Ces deux tasses-là, j'ai aimé les acheter au Monoprix de la rue Pigalle. C'était 
irrépressible, sans trop savoir pourquoi alors.
Et, elle, quand elle me dit des mots comme ça, avec ce sourire-là, moi je ne sais pas trop si elle se moque de moi ? Mais, là, j'ai pas envie de ruminer ni de me miner ! Et pour ça, je retourne en enfance un instant et je vais casser le code d'un vieux programme. Un programme installé très tôt dans ma mémoire ; c'était quand je recevais un regard et des mots un peu comme ça : je savais pas trop alors si c'était un compliment ou une critique au fond. Et puis il y avait aussi un rire souvent, comme un ricanement.
Et elle aujourd'hui, là devant moi, elle sourit encore, elle rigole et elle regarde les tasses et leurs motifs naïfs. C'est vrai qu'elles sont plutôt rétro ces tasses-là. Mais son rire à elle, là, c'est peut-être pas du tout comme un ricanement.
Et puis alors je me souviens d'autre chose. Quand mes parents faisaient le plein d'essence dans des stations Mobil pour leur SIMCA break, ils cumulaient des points de fidélité. Et au bout d'un moment alors, ils gagnaient des tasses comme ça. Très pop aussi et avec des fleurs.
Et moi j'aimais bien ces tasses-là et leurs motifs naïfs.

*

– "Il vous reste une dizaine de minutes, là" !! Vous pourriez me dire ça parfois ! Dites, pourquoi vous faites pas un compte à rebours, comme ça, à la fin de la séance ? Parce que vous, vous avez l'heure juste devant vous et vous pouvez contrôler alors. Mais moi, là, allongé, encore perdu tout seul dans toutes les embrouilles de mon enfance, je ne peux pas voir le temps qui passe. Ça m'aiderait à doser pourtant, à revenir tout doucement. Hein, pourquoi vous me dites jamais jamais le temps qu'il reste ?

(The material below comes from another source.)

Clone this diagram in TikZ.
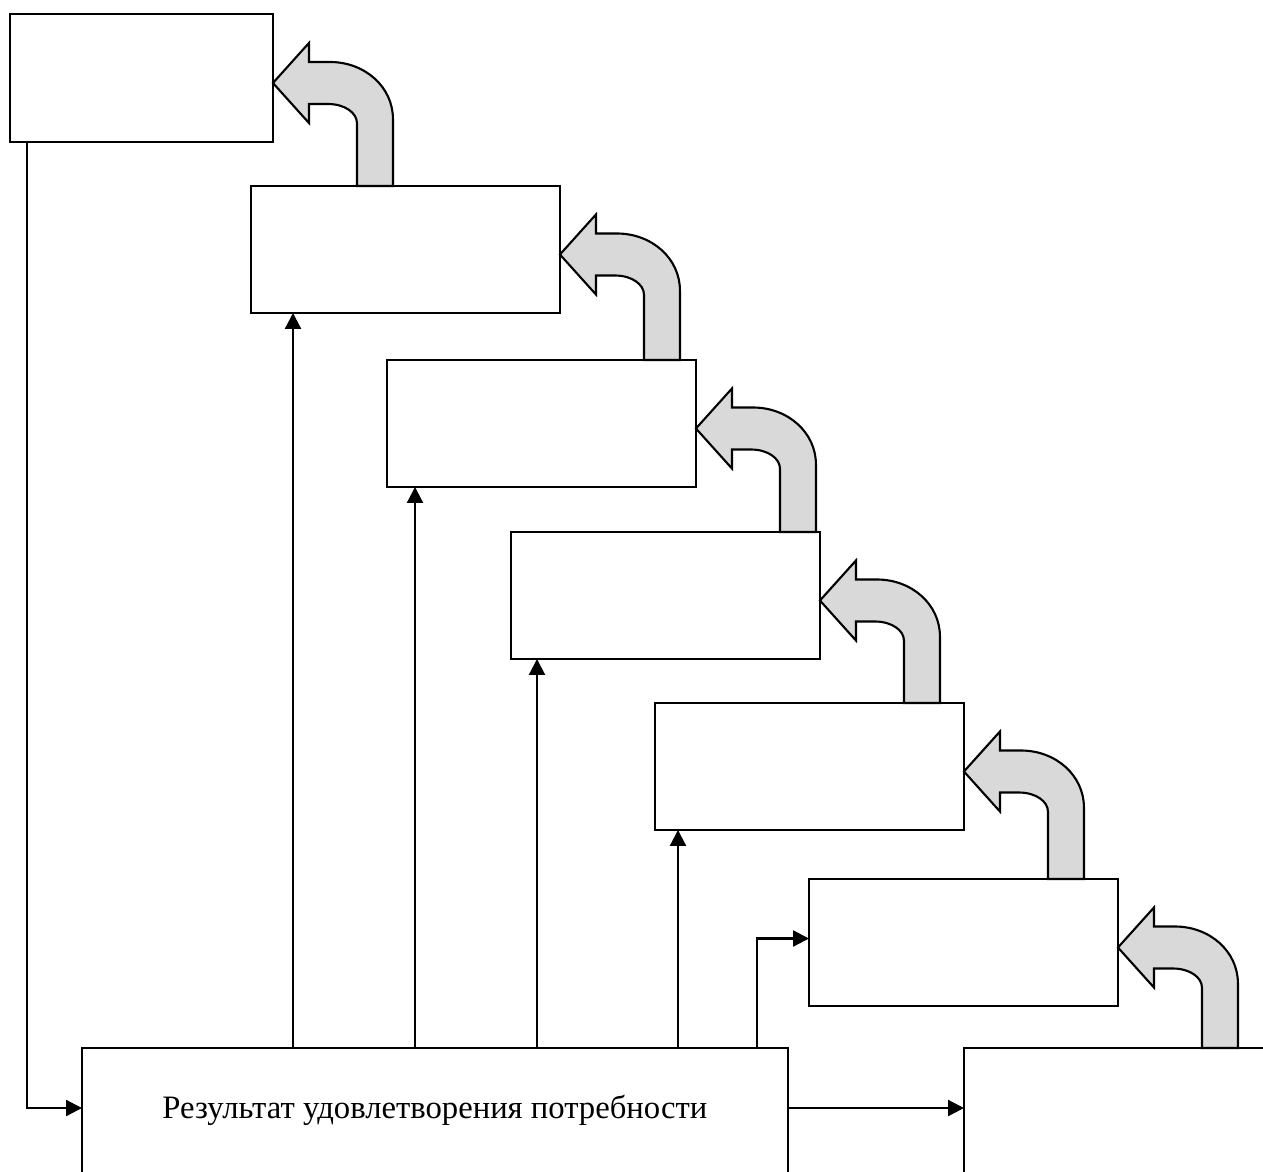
\documentclass[tikz,border=0pt]{standalone}
\usepackage{fontspec}
\setmainfont{Liberation Serif}
\usepackage{tikz}
\usetikzlibrary{arrows.meta,calc}
\usepackage{xcolor}
\definecolor{bentgray}{RGB}{217,217,217}
\tikzstyle{block} = [draw, line width=1.3pt, inner sep=0pt, outer sep=0pt, anchor=north west, minimum width=6.18cm, minimum height=2.54cm]
\tikzstyle{conn} = [line width=1.3pt, -{Triangle[length=0.32cm,width=0.32cm]}]
\tikzstyle{bentarr} = [draw, line width=1.2pt, fill=bentgray]
% curved block arrow: from top of #2 to right side of #1
\newcommand{\bentarrow}[2]{%
  \begin{scope}[shift={($(#1.east)+(0,5)$)}]
    \draw[bentarr] (0,0) -- (36,-40) -- (36,-21) -- (57,-21)
      .. controls (92,-21) and (120,4) .. (120,36) -- (120,0 |- #2.north)
      -- (84,0 |- #2.north) -- (84,40)
      .. controls (84,30) and (72,21) .. (55,21) -- (36,21) -- (36,40) -- cycle;
  \end{scope}}

\begin{document}
\begin{tikzpicture}[x=0.02cm, y=-0.02cm]
\path[use as bounding box, clip] (0,0) rectangle (1263,1171);

% Boxes
\node[block, minimum width=5.26cm, minimum height=2.56cm] (b1) at (10,14) {};
\node[block] (b2) at (251,186) {};
\node[block] (b3) at (387,360) {};
\node[block] (b4) at (511,532) {};
\node[block] (b5) at (655,703) {};
\node[block] (b6) at (809,879) {};
\node[block, minimum width=14.12cm, minimum height=2.5cm, font=\fontsize{18.6}{22}\selectfont] (res) at (82,1048) {Результат удовлетворения потребности};
\node[block, minimum width=8cm, minimum height=2.5cm] (out) at (964,1048) {};

% Connectors
\draw[conn] (b1.south -| 27,0) |- ($(res.north west)+(0,60)$);
\foreach \b/\x in {b2/293, b3/415, b4/537, b5/678}
  \draw[conn] (res.north -| \x,0) -- (\b.south -| \x,0);
\draw[conn] (res.north -| 757,0) |- ($(b6.west)+(0,-4)$);
\draw[conn] ($(res.north east)+(0,60)$) -- ($(out.north west)+(0,60)$);

% Curved arrows
\bentarrow{b1}{b2}
\bentarrow{b2}{b3}
\bentarrow{b3}{b4}
\bentarrow{b4}{b5}
\bentarrow{b5}{b6}
\bentarrow{b6}{out}
\end{tikzpicture}
\end{document}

C'est ce que j'ai demandé à ma psy hier soir, à la fin de la séance. Parce qu'avec les vacances, ça faisait longtemps que je ne l'avais pas vue (même si quand je vais la voir, je la vois pas vraiment : 5 ou 10 secondes quand elle m'ouvre la porte et puis pas beaucoup plus au moment de la payer.)
- Et ça pourrait être genre jeux télé, j'ai ajouté ; genre "Il vous reste 5 minutes… 4… 3… 2… !"
J'ai ajouté un peu d'humour là, parce que c'est ma manière à moi de sortir du pathos. Et puis de la faire parler peut-être.
– Ça vous donnerait des repères alors, elle m'a répondu, parce qu'elle se souvient que je cherche encore des repères, au-dehors et en vain.
– Oui peut-être ! Mais aussi parce que je trouve ça un peu sadique au fond ce silence tout à la fin, quand je suis encore perdu dans mes embrouilles.
Mais en lui disant ça, j'ai compris que c'était encore une histoire d'enfance.
Et puis c'était la fin de la séance.